[134] He was, while the 1st Battalion were absent, temporarily attached to the 2nd Battalion; being employed on the telegraph of the Light Division.

[135] ‘Twelve Years’ Military Adventure.’

[136] See Napier, Book xxiv. chap. 5.

[137] Surtees, 296, 297. The context is very confused, the editor not having been able to decipher or to arrange Surtees’ MS.

[138] Record, 2nd Battalion. As the return in the ‘London Gazette’ does not distinguish the regiments of the non-commissioned officers and privates, I am unable to give the casualties of the other Battalions.

[139] It is evident from Sir Thomas Graham’s letters to Lord Bathurst and Lord Wellington (‘Supplementary Despatches,’ viii. 376-7) that he undertook this command very unwillingly and only from a sense of duty. To Lord Wellington he says ‘I cannot look forward to it otherwise than an irksome service, with scarce a chance of any material success.’

[140] It would appear from a private letter from Lord Bathurst to Lord Wellington, that the strength of the detachment of the 3rd Battalion was 250 men. ‘Supplementary Despatches,’ viii. 390. This is a clerical or typographical error for ‘of the three Battalions.’ The depôt companies were at this time very weak, and the strength of the whole detachment was about 250 men.

[141] Graham’s Despatch, ‘Annual Register,’ lvi., 154.

[142] Despatch, ‘Annual Register,’ 157.

[143] I am informed by Mr. Wright that he was not wounded on this occasion.

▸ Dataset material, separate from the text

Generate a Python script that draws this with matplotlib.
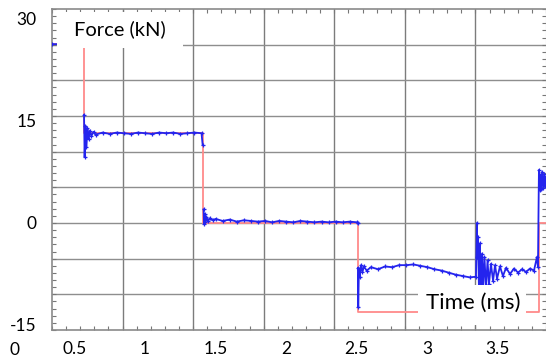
import numpy as np
import matplotlib
matplotlib.use('Agg')
import matplotlib.pyplot as plt
from matplotlib.patches import Rectangle
from matplotlib.ticker import FixedLocator

plt.rcParams['font.family'] = ['Lato', 'DejaVu Sans']

# commanded force (kN) vs time (ms)
cmd_t = [0.341, 0.568, 0.568, 1.410, 1.410, 2.505, 2.505, 3.788, 3.788, 3.840]
cmd_f = [26.3, 26.3, 13.2, 13.2, 0.0, 0.0, -13.1, -13.1, 0.0, 0.0]

# measured force (kN) vs time (ms), nan = no samples drawn on the fast edges
meas_t = [0.341, 0.450, 0.560, np.nan,
          0.568, 0.572, 0.578, 0.585, 0.592, 0.600, 0.610, 0.620, 0.635,
          0.650, 0.700, 0.750, 0.800, 0.850, 0.900, 0.950, 1.000, 1.050,
          1.100, 1.150, 1.200, 1.250, 1.300, 1.350, 1.400, 1.408, np.nan,
          1.415, 1.418, 1.422, 1.428, 1.435, 1.445, 1.460, 1.480, 1.500,
          1.550, 1.600, 1.650, 1.700, 1.750, 1.800, 1.850, 1.900, 1.950,
          2.000, 2.050, 2.100, 2.150, 2.200, 2.250, 2.300, 2.350, 2.400,
          2.450, 2.500, 2.505, np.nan,
          2.508, 2.510, 2.515, 2.520, 2.530, 2.540, 2.550, 2.570, 2.600,
          2.650, 2.700, 2.750, 2.800, 2.850, 2.900, 2.950, 3.000, 3.050,
          3.100, 3.150, 3.200, 3.250, 3.300, 3.344,
          3.351, 3.354, 3.358, 3.365, 3.372, 3.379, 3.387, 3.394, 3.404,
          3.415, 3.426, 3.436, 3.450, 3.465, 3.479, 3.493, 3.514, 3.535,
          3.557, 3.585, 3.613, 3.642, 3.670, 3.698, 3.727, 3.755, 3.776,
          3.783, 3.790, 3.795, 3.800, 3.805, 3.812, 3.820, 3.828, 3.835,
          3.840]
meas_f = [26.3, 26.3, 26.3, np.nan,
          15.9, 9.7, 14.3, 11.2, 13.9, 12.3, 13.6, 12.8, 13.4,
          13.0, 13.3, 13.1, 13.3, 13.2, 13.1, 13.3, 13.2, 13.1,
          13.3, 13.2, 13.3, 13.1, 13.2, 13.3, 13.2, 11.5, np.nan,
          2.0, -0.2, 1.3, 0.2, 0.9, 0.3, 0.7, 0.4, 0.6,
          0.3, 0.5, 0.2, 0.4, 0.3, 0.2, 0.3, 0.1, 0.3,
          0.2, 0.1, 0.3, 0.2, 0.1, 0.2, 0.1, 0.2, 0.1,
          0.2, 0.1, 0.0, np.nan,
          -6.6, -12.4, -6.8, -8.0, -6.2, -7.2, -6.4, -7.0, -6.5,
          -6.8, -6.4, -6.5, -6.2, -6.2, -6.1, -6.3, -6.5, -6.8,
          -7.0, -7.3, -7.6, -7.8, -8.0, -7.9,
          0.0, -5.0, -2.0, -9.5, -3.0, -11.0, -4.5, -10.0, -5.0,
          -9.5, -5.5, -9.0, -6.0, -8.5, -6.2, -8.2, -6.4, -7.8,
          -6.6, -7.5, -6.7, -7.3, -6.8, -7.2, -6.7, -7.0, -5.0,
          -6.5, 7.8, 4.8, 7.0, 5.0, 7.5, 5.2, 7.2, 5.5,
          6.8]

x_ticks = [0.5, 1, 1.5, 2, 2.5, 3, 3.5]
x_labels = ['0.5', '1', '1.5', '2', '2.5', '3', '3.5']
y_ticks = [30, 15, 0, -15]
y_labels = ['30', '15', '0', '-15']

x_lim = (0.341, 3.840)
y_lim = (-15.74, 31.47)
n_xdiv = 7
n_ydiv = 9

fig = plt.figure(figsize=(5.46, 3.6), dpi=100)
ax = fig.add_axes([52 / 546, 30 / 360, 494 / 546, 321 / 360])

ax.set_xlim(*x_lim)
ax.set_ylim(*y_lim)

# scope graticule
x_div = (x_lim[1] - x_lim[0]) / n_xdiv
y_div = (y_lim[1] - y_lim[0]) / n_ydiv
for k in range(1, n_xdiv):
    ax.axvline(x_lim[0] + k * x_div, color='#7c7c7c', lw=1.0, zorder=0)
for k in range(1, n_ydiv):
    ax.axhline(y_lim[0] + k * y_div, color='#8e8e8e', lw=1.0, zorder=0)

ax.xaxis.set_minor_locator(FixedLocator(x_lim[0] + np.arange(0, n_xdiv * 5 + 1) * x_div / 5))
ax.yaxis.set_minor_locator(FixedLocator(y_lim[0] + np.arange(0, n_ydiv * 5 + 1) * y_div / 5))
ax.tick_params(which='minor', direction='in', length=3, width=0.8, color='#777777',
               top=True, bottom=True, left=True, right=True)

ax.set_xticks(x_ticks)
ax.set_xticklabels(x_labels)
ax.set_yticks(y_ticks)
ax.set_yticklabels(y_labels)
ax.tick_params(which='major', length=0, labelsize=12.5, labelcolor='black')
ax.tick_params(axis='x', which='major', pad=8)
ax.tick_params(axis='y', which='major', pad=11)

for side in ['left', 'bottom', 'top']:
    ax.spines[side].set_color('#8a8a8a')
    ax.spines[side].set_linewidth(1.2)
ax.spines['right'].set_color('#c8c8c8')

ax.plot(cmd_t, cmd_f, color='#ff8a8a', lw=1.3, zorder=2)
ax.plot(meas_t, meas_f, color='#2424ee', lw=1.3, marker='+', ms=3.5, mew=0.9, zorder=3)

# label boxes laid over the screen capture
ax.add_patch(Rectangle((0.010, 0.878), 0.255, 0.112, transform=ax.transAxes,
                       facecolor='white', edgecolor='none', zorder=5))
ax.text(0.1377, 0.938, 'Force (kN)', transform=ax.transAxes, fontsize=14.5,
        ha='center', va='center', zorder=6)
ax.add_patch(Rectangle((0.741, 0.016), 0.219, 0.124, transform=ax.transAxes,
                       facecolor='white', edgecolor='none', zorder=5))
ax.text(0.852, 0.084, 'Time (ms)', transform=ax.transAxes, fontsize=16,
        ha='center', va='center', zorder=6)

fig.text(15 / 546, 10 / 360, '0', fontsize=12.5, ha='center', va='center')

fig.savefig('out.png', dpi=100)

This is a curious illustration of Byron’s remark about ‘Gazette fame’ (‘Don Juan,’ canto viii., stanza 18 and note). The officer of the 1st Battalion who was wounded at Merxem on February 2 was Lieutenant Church. He had been taken prisoner in one of the fights at Arcangues on December 10, 1813 (see [p. 160]); but had made his escape, had found his way across France without being discovered, and had joined Glasse’s company in Holland. Like M’Cullock after the Coa ([p. 56]) he had trusted himself to the fair sex, who had assisted his disguise, and favoured his escape.